- SOURCE MATERIAL -
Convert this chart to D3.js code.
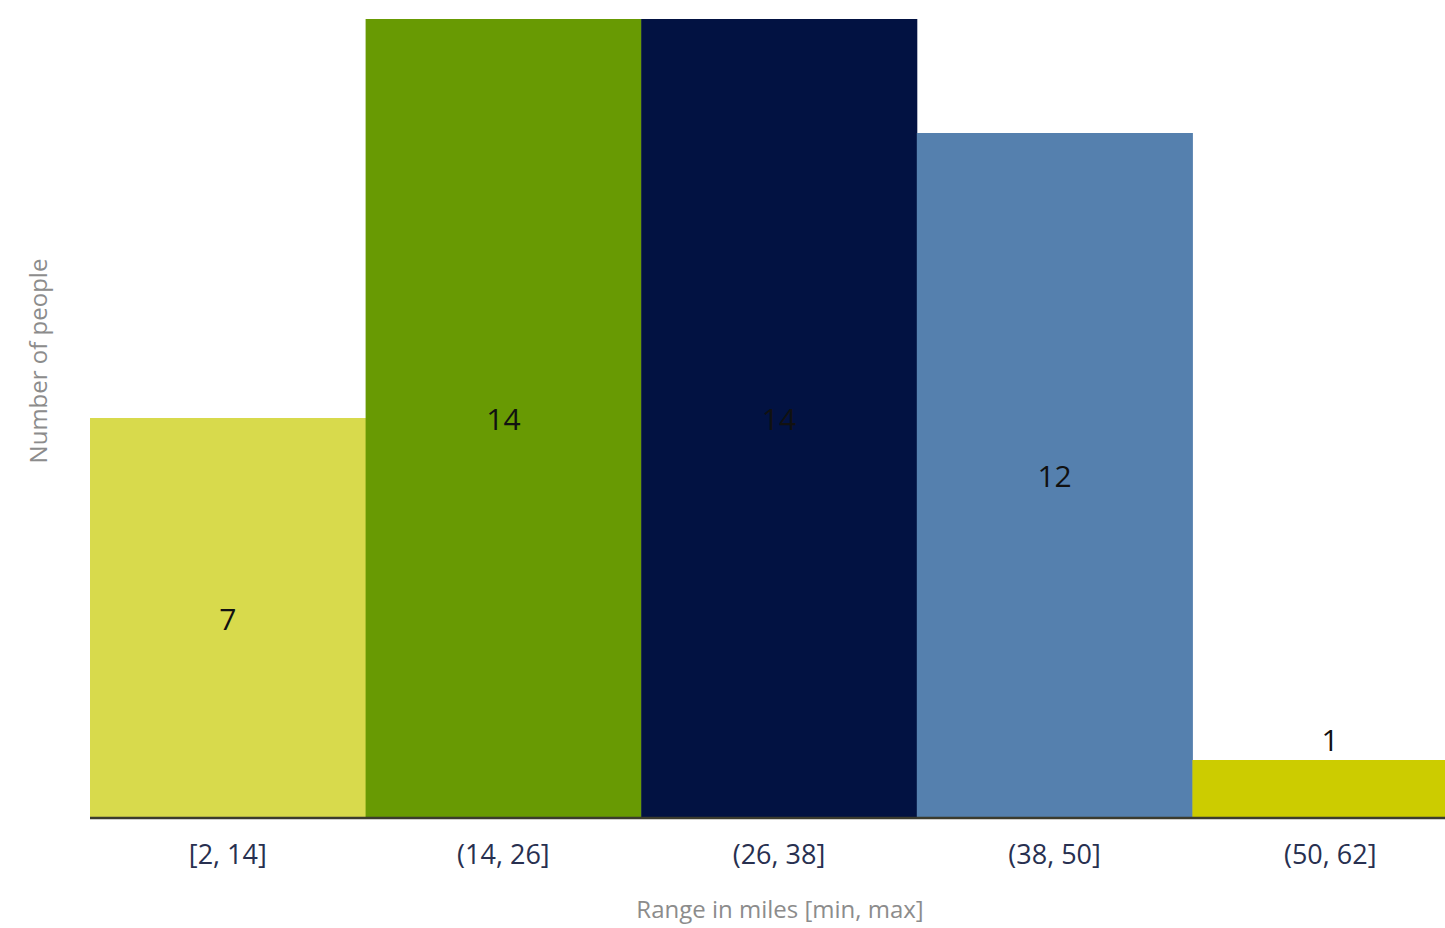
<!DOCTYPE html>
<html>
<head>
<meta charset="utf-8">
<script src="https://cdn.jsdelivr.net/npm/d3@7"></script>
<style>
  body { margin: 0; background: #fff; overflow: hidden; }
  text { font-family: "Open Sans", "Noto Sans", sans-serif; }
</style>
</head>
<body>
<svg></svg>
<script>
var categories = ["[2, 14]", "(14, 26]", "(26, 38]", "(38, 50]", "(50, 62]"];
var counts = [7, 14, 14, 12, 1];
var barColors = ["#d8da4c", "#689a03", "#021242", "#5580ae", "#cccc00"];

var screen = { width: 1445, height: 928 };
var margins = { top: 19, bottom: 111, left: 90, right: 0 };

var svg = d3.select("svg")
  .attr("width", screen.width)
  .attr("height", screen.height);

var height = screen.height - margins.top - margins.bottom;

// last bar runs past the right edge in the original
var xScale = d3.scaleBand()
  .domain(categories)
  .range([margins.left, margins.left + 5 * 275.6])
  .padding(0);

var yScale = d3.scaleLinear()
  .domain([0, 14])
  .range([margins.top + height, margins.top]);

svg.selectAll("rect.bar")
  .data(counts)
  .enter()
  .append("rect")
  .attr("class", "bar")
  .attr("x", function(d, i) { return xScale(categories[i]); })
  .attr("y", function(d) { return yScale(d); })
  .attr("width", xScale.bandwidth() + 0.5)
  .attr("height", function(d) { return yScale(0) - yScale(d); })
  .attr("fill", function(d, i) { return barColors[i]; });

// value labels: centred in bar, or above it when the bar is too short
svg.selectAll("text.val")
  .data(counts)
  .enter()
  .append("text")
  .attr("class", "val")
  .attr("x", function(d, i) { return xScale(categories[i]) + xScale.bandwidth() / 2; })
  .attr("y", function(d) {
    if (d < 2) return yScale(d) - 9;
    return (yScale(d) + yScale(0)) / 2 + 12;
  })
  .attr("text-anchor", "middle")
  .attr("font-size", 30)
  .attr("fill", "#111")
  .text(function(d) { return d; });

var xAxis = d3.axisBottom(xScale).tickSize(0).tickPadding(28);

var gx = svg.append("g")
  .attr("transform", "translate(0," + yScale(0) + ")")
  .call(xAxis);

gx.select(".domain").remove();
gx.selectAll("text")
  .attr("font-family", "'Open Sans', sans-serif")
  .attr("font-size", 27)
  .attr("fill", "#283050");

svg.append("line")
  .attr("x1", margins.left)
  .attr("x2", screen.width)
  .attr("y1", yScale(0) + 1)
  .attr("y2", yScale(0) + 1)
  .attr("stroke", "#3b3b2e")
  .attr("stroke-width", 2.5);

svg.append("text")
  .attr("x", 780)
  .attr("y", 918)
  .attr("text-anchor", "middle")
  .attr("font-size", 24)
  .attr("fill", "#8c8c8c")
  .text("Range in miles [min, max]");

svg.append("text")
  .attr("transform", "translate(47,361) rotate(-90)")
  .attr("text-anchor", "middle")
  .attr("font-size", 24)
  .attr("fill", "#8c8c8c")
  .text("Number of people");
</script>
</body>
</html>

- OBJECTIVE -
Give again, word for word, every line from the top of the data through the line with "var height = screen.height", both ends included, and exclude the pictures.

- FINISHED EXERCISE -
Convert this chart to D3.js code.
<!DOCTYPE html>
<html>
<head>
<meta charset="utf-8">
<script src="https://cdn.jsdelivr.net/npm/d3@7"></script>
<style>
  body { margin: 0; background: #fff; overflow: hidden; }
  text { font-family: "Open Sans", "Noto Sans", sans-serif; }
</style>
</head>
<body>
<svg></svg>
<script>
var categories = ["[2, 14]", "(14, 26]", "(26, 38]", "(38, 50]", "(50, 62]"];
var counts = [7, 14, 14, 12, 1];
var barColors = ["#d8da4c", "#689a03", "#021242", "#5580ae", "#cccc00"];

var screen = { width: 1445, height: 928 };
var margins = { top: 19, bottom: 111, left: 90, right: 0 };

var svg = d3.select("svg")
  .attr("width", screen.width)
  .attr("height", screen.height);

var height = screen.height - margins.top - margins.bottom;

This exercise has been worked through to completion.